Belfast Telegraph

B&M boss targets London with plans to 'disrupt' the convenience food market

The chief executive of discount retailer B&M has signalled that the group's assault on the convenience food market could see it expand into London as he pledged to shake up the sector.

Fresh from B&M's takeover of grocery store operator Heron Food Group last week, Simon Arora told the Press Association that he sees the deal as an "opportunity to be a disruptor".

"B&M sees itself as a disruptor, we've gone from 10 shops in Lancashire to a £2.4 billion business with over 550 stores.

"We see the Heron deal as an opportunity to be a disruptor in the convenience store market.

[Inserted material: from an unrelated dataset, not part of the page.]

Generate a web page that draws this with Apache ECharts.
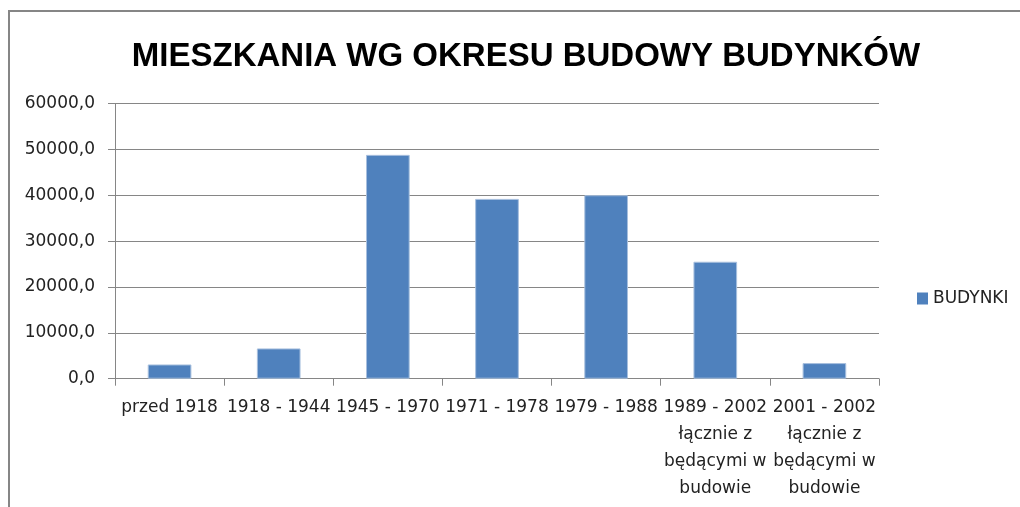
<!DOCTYPE html>
<html>
<head>
<meta charset="utf-8">
<script src="https://cdn.jsdelivr.net/npm/echarts@6/dist/echarts.min.js"></script>
<style>
  html, body { margin: 0; padding: 0; background: #fff; }
  #chart { width: 1020px; height: 507px; }
</style>
</head>
<body>
<div id="chart"></div>
<script>
// dane
const categories = [
  'przed 1918',
  '1918 - 1944',
  '1945 - 1970',
  '1971 - 1978',
  '1979 - 1988',
  '1989 - 2002\nłącznie z\nbędącymi w\nbudowie',
  '2001 - 2002\nłącznie z\nbędącymi w\nbudowie'
]
const budynki = [3100, 6600, 48800, 39200, 40000, 25500, 3400]
const yTicks = { min: 0, max: 60000, interval: 10000 }

const chart = echarts.init(document.getElementById('chart'))

const option = {
  backgroundColor: '#fff',
  animation: false,
  // ramka jak w oryginale (tylko góra i lewa krawędź widoczne)
  graphic: [
    {
      type: 'rect',
      shape: { x: 9, y: 11, width: 1100, height: 600 },
      style: { fill: 'none', stroke: '#868686', lineWidth: 2 },
      silent: true
    }
  ],
  title: {
    text: 'MIESZKANIA WG OKRESU BUDOWY BUDYNKÓW',
    left: 521,
    textAlign: 'center',
    top: 35,
    textStyle: {
      fontFamily: 'Liberation Sans',
      fontWeight: 'bold',
      fontSize: 33,
      color: '#000'
    }
  },
  legend: {
    data: ['BUDYNKI'],
    orient: 'vertical',
    left: 912,
    top: 285,
    itemWidth: 11,
    itemHeight: 12,
    itemGap: 6,
    icon: 'rect',
    itemStyle: { borderWidth: 0 },
    textStyle: {
      fontFamily: 'DejaVu Sans',
      fontSize: 17,
      color: '#222'
    }
  },
  grid: {
    left: 115,
    right: 141,
    top: 103.5,
    bottom: 128.3,
    containLabel: false
  },
  xAxis: {
    type: 'category',
    data: categories,
    boundaryGap: true,
    axisLine: { lineStyle: { color: '#868686', width: 1 } },
    axisTick: { show: true, length: 7, inside: false, lineStyle: { color: '#868686' } },
    axisLabel: {
      interval: 0,
      margin: 15,
      fontFamily: 'DejaVu Sans',
      fontSize: 17,
      lineHeight: 27,
      color: '#222',
      align: 'center'
    }
  },
  yAxis: {
    type: 'value',
    min: yTicks.min,
    max: yTicks.max,
    interval: yTicks.interval,
    axisLine: { show: true, lineStyle: { color: '#868686', width: 1 } },
    axisTick: { show: true, length: 7, lineStyle: { color: '#868686' } },
    splitLine: { show: true, lineStyle: { color: '#868686', width: 1 } },
    axisLabel: {
      margin: 20,
      fontFamily: 'DejaVu Sans',
      fontSize: 17,
      color: '#222',
      formatter: v => v.toFixed(1).replace('.', ',')
    }
  },
  series: [
    {
      name: 'BUDYNKI',
      type: 'bar',
      data: budynki,
      barCategoryGap: '60%',
      itemStyle: {
        color: '#4F81BD',
        borderColor: '#A7BFDE',
        borderWidth: 1
      }
    }
  ]
}

chart.setOption(option)
</script>
</body>
</html>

"The major players don't compete on price, so there is a place for a value player, especially now."

Last week B&M, which is chaired by former Tesco boss Sir Terry Leahy and mainly sells general merchandise, splashed out £152 million to take over Heron's 251 stores, which are predominantly found in the North of England.

It plans to expand the business, initially through the addition of between 10 and 20 new stores per year, and Mr Arora said that they could even set up shop in London.

"Heron gives us the optionality to look at expanding into London in the convenience store market, in the longer term.

"We're on a journey to go national," he added.

Soaring inflation caused by the collapse of the Brexit-hit pound has pushed up the price of everyday items for hard-pressed shoppers and, i n these conditions, Mr Arora believes a "value" offering can thrive.

While the B&M boss will focus on the convenience store market only , the wider supermarket sector has become increasingly crowded in recent years, with the emergence of Aldi and Lidl piling pressure on the big four players - Tesco, Asda, Sainsbury's and Morrisons.

Iceland, the Co-Op and online-only supermarket Ocado also operate in the space.

To further complicate matters, the entrance of AmazonFresh into the market and the internet giant's plan to acquire Whole Foods makes for a sector constantly in flux.

But Mr Arora is unfazed: "They said that about B&M, that you can't gain market share, but look at us today."

The businessman and his brothers Bobby and Robin have built B&M up to a 550-plus store retail giant since taking control of the firm in 2004.

In May, the group booked full year pre-tax profits of £182.9 million, while revenue rocketed 19% to £2.4 billion.

Mr Arora also believes that the wave of consolidation in the retail sector - which has seen Sainsbury's take over Argos and Tesco attempt to merge with Booker - could represent an opportunity for his convenience store ambitions.

"The consolidation in the sector reaffirms our view that convenience is an attractive part of the market and is growing much faster than supermarkets.

"They also throw up opportunities, and we will look at them as and when they come up."

The Competition and Markets Authority has said that Tesco's proposed £3.7 billion merger with Booker could result in competition being harmed in more than 350 areas where there is an overlap between the duo's shops.

It could order a sell-off of hundreds of stores, with rival operators set to pounce.

For B&M, the plan is to open 40 to 50 new stores per year, with Mr Arora pledging to take the bargain chain beyond its northern heartlands.

"We have 550 B&M stores, want to get that to 950.

"Currently we have few and far between in London and the South, we are trying to correct that and half of our store openings this year will be below the Midlands."